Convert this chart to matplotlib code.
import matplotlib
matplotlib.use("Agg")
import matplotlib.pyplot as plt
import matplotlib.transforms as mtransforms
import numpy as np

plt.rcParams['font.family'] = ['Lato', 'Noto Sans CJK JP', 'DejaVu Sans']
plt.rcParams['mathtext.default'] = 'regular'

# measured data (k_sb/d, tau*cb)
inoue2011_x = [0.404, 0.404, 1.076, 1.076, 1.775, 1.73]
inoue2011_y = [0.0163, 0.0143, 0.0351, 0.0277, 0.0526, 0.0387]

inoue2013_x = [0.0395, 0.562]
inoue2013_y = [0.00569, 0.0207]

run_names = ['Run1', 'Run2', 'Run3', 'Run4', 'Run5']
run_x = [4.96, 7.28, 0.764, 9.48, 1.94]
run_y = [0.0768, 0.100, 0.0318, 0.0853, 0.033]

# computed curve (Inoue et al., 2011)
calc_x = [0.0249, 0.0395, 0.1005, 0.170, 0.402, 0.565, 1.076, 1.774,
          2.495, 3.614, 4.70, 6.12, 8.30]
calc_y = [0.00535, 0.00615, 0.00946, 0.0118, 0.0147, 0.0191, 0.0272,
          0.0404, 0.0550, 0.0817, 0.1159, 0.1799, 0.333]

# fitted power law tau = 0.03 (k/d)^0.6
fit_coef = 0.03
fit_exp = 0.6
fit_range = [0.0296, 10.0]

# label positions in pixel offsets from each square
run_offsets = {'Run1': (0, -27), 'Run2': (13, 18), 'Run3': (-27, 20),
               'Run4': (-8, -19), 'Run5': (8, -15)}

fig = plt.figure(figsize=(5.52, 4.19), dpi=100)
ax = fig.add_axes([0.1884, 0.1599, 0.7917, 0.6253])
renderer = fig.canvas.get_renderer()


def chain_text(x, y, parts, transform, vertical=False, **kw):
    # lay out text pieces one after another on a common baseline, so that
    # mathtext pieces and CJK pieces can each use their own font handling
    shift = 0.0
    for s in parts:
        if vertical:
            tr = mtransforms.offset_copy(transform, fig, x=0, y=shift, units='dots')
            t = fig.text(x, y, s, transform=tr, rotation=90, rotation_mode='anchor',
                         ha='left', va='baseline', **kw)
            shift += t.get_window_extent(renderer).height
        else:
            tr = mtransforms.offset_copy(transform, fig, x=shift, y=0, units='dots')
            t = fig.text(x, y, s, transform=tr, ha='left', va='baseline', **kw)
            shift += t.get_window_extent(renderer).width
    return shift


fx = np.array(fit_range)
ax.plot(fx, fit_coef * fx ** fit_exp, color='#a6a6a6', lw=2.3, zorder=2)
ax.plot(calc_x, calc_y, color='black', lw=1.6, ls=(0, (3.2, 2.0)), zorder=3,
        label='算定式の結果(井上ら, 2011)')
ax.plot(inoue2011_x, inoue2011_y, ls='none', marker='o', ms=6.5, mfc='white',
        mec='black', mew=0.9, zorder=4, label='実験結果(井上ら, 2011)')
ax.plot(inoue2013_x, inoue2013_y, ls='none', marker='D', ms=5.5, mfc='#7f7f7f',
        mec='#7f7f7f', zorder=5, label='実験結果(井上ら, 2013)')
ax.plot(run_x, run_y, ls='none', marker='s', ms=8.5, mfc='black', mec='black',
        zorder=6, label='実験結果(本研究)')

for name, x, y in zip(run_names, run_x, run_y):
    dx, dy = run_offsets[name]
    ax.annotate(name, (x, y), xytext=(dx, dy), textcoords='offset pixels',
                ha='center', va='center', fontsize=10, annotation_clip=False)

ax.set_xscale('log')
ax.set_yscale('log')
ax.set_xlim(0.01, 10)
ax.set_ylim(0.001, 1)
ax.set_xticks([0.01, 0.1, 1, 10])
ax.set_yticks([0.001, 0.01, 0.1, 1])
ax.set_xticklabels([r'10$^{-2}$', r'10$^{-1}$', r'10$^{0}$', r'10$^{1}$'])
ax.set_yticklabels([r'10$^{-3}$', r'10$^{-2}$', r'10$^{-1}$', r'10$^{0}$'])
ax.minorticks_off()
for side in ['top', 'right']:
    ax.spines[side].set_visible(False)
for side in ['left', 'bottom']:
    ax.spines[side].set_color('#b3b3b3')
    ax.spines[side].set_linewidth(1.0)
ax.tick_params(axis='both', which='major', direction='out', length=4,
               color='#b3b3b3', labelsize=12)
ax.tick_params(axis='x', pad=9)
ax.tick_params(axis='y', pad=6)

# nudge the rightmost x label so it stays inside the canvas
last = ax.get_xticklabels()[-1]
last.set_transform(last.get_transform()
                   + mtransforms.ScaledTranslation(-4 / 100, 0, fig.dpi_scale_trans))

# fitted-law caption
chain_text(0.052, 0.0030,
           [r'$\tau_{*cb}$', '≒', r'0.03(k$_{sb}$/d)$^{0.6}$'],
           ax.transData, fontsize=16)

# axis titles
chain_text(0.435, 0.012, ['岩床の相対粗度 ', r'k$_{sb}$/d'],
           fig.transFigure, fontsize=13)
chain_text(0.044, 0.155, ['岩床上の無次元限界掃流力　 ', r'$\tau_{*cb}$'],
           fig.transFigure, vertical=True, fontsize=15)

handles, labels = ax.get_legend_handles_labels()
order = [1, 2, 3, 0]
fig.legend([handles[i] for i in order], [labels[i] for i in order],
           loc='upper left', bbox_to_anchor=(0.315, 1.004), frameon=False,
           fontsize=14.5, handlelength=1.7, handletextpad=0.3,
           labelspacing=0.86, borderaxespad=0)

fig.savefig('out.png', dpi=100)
========================================
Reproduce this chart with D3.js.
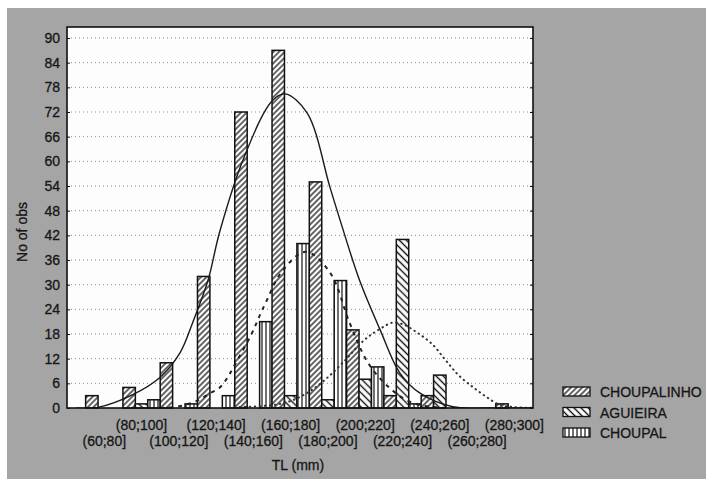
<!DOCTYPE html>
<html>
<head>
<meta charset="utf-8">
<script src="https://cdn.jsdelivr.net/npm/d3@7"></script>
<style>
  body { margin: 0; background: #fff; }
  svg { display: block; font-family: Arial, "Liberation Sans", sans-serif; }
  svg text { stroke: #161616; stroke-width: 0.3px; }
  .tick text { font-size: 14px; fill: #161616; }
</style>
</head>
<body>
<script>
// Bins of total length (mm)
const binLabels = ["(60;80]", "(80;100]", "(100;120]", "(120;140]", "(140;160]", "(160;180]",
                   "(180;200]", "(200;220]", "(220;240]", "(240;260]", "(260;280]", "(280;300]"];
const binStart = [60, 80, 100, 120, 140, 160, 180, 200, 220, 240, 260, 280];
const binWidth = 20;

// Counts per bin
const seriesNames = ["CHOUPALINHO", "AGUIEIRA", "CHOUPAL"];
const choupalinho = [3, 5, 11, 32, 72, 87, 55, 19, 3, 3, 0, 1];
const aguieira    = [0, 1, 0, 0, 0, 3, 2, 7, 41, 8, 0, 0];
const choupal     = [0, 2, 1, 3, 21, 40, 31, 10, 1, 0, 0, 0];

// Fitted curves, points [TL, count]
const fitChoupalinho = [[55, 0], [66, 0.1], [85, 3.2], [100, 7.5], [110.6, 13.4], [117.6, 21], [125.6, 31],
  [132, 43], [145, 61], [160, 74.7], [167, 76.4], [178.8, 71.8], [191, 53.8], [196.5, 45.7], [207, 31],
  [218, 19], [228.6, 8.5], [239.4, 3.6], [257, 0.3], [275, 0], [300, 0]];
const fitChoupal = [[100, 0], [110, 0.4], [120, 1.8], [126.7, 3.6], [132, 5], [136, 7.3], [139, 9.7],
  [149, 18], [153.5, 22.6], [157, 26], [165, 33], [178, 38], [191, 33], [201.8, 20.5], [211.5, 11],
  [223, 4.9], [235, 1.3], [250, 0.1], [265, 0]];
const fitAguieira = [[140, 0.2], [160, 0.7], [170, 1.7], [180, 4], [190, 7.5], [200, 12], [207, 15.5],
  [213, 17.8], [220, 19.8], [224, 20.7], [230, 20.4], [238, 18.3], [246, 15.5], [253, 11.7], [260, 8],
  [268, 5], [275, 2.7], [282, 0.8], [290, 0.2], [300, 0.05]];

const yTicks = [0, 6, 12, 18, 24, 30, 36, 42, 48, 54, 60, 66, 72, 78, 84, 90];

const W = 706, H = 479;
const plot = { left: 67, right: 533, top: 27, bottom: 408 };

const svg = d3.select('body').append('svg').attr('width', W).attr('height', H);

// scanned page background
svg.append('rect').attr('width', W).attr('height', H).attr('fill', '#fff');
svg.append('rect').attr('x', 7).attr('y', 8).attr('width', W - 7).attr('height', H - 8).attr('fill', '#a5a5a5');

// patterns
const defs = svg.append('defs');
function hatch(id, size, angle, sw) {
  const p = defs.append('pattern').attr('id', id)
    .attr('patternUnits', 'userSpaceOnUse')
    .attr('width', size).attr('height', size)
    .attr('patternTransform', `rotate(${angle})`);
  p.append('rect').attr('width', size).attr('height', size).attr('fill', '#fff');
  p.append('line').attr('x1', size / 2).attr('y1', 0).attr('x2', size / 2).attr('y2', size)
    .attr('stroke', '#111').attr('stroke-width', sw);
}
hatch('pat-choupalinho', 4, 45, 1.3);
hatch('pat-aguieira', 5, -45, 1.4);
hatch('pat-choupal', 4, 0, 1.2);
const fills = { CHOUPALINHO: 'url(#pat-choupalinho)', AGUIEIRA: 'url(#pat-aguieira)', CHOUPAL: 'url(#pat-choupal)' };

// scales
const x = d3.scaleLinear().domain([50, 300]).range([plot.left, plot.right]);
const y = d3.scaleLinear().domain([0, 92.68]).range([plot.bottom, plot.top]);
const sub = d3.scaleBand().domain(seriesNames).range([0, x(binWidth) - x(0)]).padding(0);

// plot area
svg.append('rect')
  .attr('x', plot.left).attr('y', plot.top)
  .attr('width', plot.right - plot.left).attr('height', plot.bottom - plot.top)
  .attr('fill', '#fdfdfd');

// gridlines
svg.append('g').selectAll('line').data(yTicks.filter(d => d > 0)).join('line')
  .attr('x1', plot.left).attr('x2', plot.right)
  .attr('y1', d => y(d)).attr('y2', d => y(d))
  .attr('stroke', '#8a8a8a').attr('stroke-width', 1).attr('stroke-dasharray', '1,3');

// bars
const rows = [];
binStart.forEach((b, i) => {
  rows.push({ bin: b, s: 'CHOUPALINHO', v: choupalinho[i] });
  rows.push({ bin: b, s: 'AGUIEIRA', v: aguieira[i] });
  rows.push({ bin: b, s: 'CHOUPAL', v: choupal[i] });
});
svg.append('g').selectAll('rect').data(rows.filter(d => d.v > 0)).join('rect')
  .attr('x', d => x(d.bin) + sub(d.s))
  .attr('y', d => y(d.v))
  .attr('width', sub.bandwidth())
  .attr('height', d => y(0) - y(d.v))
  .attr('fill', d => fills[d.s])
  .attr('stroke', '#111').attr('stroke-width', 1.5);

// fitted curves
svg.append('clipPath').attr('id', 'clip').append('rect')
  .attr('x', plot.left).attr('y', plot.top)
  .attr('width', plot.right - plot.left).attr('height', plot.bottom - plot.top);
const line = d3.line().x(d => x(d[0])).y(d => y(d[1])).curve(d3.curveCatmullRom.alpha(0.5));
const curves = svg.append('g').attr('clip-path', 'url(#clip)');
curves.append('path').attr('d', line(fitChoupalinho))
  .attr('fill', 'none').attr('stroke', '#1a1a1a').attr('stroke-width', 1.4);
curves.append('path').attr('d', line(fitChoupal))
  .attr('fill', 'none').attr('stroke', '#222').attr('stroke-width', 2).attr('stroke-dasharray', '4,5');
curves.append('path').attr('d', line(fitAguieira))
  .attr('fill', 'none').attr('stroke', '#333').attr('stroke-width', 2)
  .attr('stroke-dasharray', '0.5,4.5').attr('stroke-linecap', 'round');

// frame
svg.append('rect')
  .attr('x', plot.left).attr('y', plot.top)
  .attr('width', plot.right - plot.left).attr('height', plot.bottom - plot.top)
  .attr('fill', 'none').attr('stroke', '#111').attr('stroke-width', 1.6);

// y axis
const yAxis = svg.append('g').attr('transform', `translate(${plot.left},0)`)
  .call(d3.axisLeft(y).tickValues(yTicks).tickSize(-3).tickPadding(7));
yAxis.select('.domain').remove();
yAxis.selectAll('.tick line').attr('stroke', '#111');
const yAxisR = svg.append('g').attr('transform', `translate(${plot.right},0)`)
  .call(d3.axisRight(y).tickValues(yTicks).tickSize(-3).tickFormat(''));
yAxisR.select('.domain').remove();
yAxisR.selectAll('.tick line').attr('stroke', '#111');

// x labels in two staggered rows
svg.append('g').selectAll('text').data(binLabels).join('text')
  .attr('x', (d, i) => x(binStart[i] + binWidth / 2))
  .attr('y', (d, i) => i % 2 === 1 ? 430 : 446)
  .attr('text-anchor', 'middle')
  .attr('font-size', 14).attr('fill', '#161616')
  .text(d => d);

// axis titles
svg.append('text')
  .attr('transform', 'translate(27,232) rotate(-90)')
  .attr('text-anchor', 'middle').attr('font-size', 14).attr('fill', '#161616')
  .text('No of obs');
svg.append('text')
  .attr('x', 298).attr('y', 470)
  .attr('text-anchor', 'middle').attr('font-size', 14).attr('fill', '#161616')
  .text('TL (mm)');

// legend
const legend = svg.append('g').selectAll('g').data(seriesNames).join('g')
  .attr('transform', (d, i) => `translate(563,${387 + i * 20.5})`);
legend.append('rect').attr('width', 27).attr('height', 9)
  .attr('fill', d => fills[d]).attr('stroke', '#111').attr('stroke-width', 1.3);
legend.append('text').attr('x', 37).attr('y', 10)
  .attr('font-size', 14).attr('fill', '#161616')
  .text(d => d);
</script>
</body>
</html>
========================================
• **EXERCISE GOAL**
Quote word for word the lines from the line holding "Convert this chart to matplotlib code." through the line holding "plt.rcParams['mathtext.default'] = 'regular'"; include both of those lines and add nothing.

• **RESPONSE FOR THIS EXERCISE**
Convert this chart to matplotlib code.
import matplotlib
matplotlib.use("Agg")
import matplotlib.pyplot as plt
import matplotlib.transforms as mtransforms
import numpy as np

plt.rcParams['font.family'] = ['Lato', 'Noto Sans CJK JP', 'DejaVu Sans']
plt.rcParams['mathtext.default'] = 'regular'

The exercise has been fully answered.